La crise de la « chaise vide » se dénoue le 30 janvier 1966, avec l’adoption du « compromis de Luxembourg », qui est en fait un constat de désaccord :

«Lorsque, dans le cas de décisions susceptibles d’être prises à la majorité sur proposition de la Commission, des intérêts très importants d’un ou plusieurs partenaires sont en jeu, les membres du Conseil s’efforceront dans un délai raisonnable d’arriver à des solutions qui pourront être adoptées par tous les membres du Conseil dans le respect de leurs intérêts mutuels et de ceux de la Communauté, conformément à l’article 2 du traité.

En ce qui concerne le paragraphe précédent, la délégation française estime que, lorsqu’il s’agit d’intérêts très importants, la discussion devra se poursuivre jusqu’à ce que l’on soit parvenu à un accord unanime.

Les six délégations constatent qu’une divergence subsiste sur ce qui devrait être fait au cas où la conciliation n’aboutirait pas complètement. »

Charles de Gaulle se félicite bien entendu du « compromis de Luxembourg », qui permet de contenir les aspects supranationaux de l’intégration européenne communautaire et de commencer à réorienter la construction européenne dans un sens intergouvernemental :

« En ce qui concerne l’Europe, je vais vous dire où nous en sommes et ce que je pense après l’accord de Luxembourg.

Cet accord entre les Six Gouvernements est d’une grande et heureuse portée.

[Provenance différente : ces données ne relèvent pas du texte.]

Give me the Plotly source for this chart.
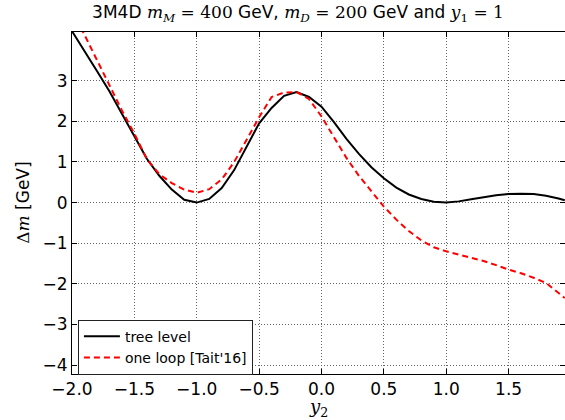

En effet, pour la première fois depuis que l’affaire du Marché commun est en cours, on est sorti ouvertement de cette espèce de fiction suivant laquelle l’organisation économique de l’Europe devrait procéder d’une autre instance que celle des États, avec leurs pouvoirs et leurs responsabilités. Par le fait même qu’on a traité avec succès entre ministres des Affaires étrangères et en dehors de Bruxelles, on a explicitement reconnu que, pour aboutir dans le domaine économique, il fallait des bases et des décisions politiques ; que ces bases et ces décisions étaient du ressort des États, et d’eux seuls. ; enfin, qu’il appartenait à chacun des gouvernements d’apprécier si les mesures à adopter en commun seraient, ou non, compatibles avec les intérêts essentiels de son pays.

(…) Sans méconnaître ce que peuvent valoir les études et propositions de la Commission de Bruxelles, il y avait beau temps, qu’en fait, c’est grâce aux interventions des États et, pour ce qui est du Marché commun agricole, grâce à celles de la France, que la construction économique européenne surmontait peu à peu ses difficultés. Mais l’application « de la majorité » et l’extension corrélative des pouvoirs de la Commission menaçaient de remplacer cette pratique raisonnable par une usurpation permanente de souveraineté. »[4]

« Ce fut le cas, de nouveau, en 1965 lorsque nous dûmes interrompre à Bruxelles des entretiens qui paraissaient être sur le point d’aboutir mais qui n’aboutissaient pas parce qu’au moment décisif on remettait en cause l’achèvement du Marché commun agricole, lequel nous était nécessaire, et qu’on réclamait de nous un grave abandon de souveraineté. Or, après certains remous, notre attitude s’est révélée éminemment salutaire puisqu’elle a fortement contribué à la décision prise pat les Six d’adopter cette année tous les règlements essentiels concernant l’agriculture et restés jusqu’alors en suspens, et de prendre acte du fait que, désormais, pour revenir sur ce qui avait été décidé, il faudrait l’unanimité des membres, autrement dit l’aval de la France. On le voit, en soutenant de cette manière ses propres intérêts, la France a servi ceux de la Communauté, ne fût-ce qu’en la sauvegardant quand elle risquait d’échouer. »[5]

 



[1] la majorité qualifiée est constituée de 12 voix, avec la répartition suivante des voix : quatre voix pour la France, l’Allemagne fédérale et l’Italie ; deux voix pour la Belgique et les Pays-Bas ; une voix pour le Luxembourg.

[2] conférence de presse tenue au Palais de l’Élysée, 9 septembre 1965. Les termes employés par Charles de Gaulle sont à rapprocher de ceux qu’il utilise pour parler du « machin qu’on appelle O.N.U. ».

[3] le 21 octobre 1994 un communiqué du Conseil des ministres français avait menacé de quitter le Conseil des ministres européen si la révision des règlements agricoles n’était pas adoptée à l’échéance du 30 juin 1965.

[4] conférence de presse tenue au Palais de l’Élysée, 21 février 1966.

[5] conférence de presse tenue au Palais de l’Élysée, 28 octobre 1966.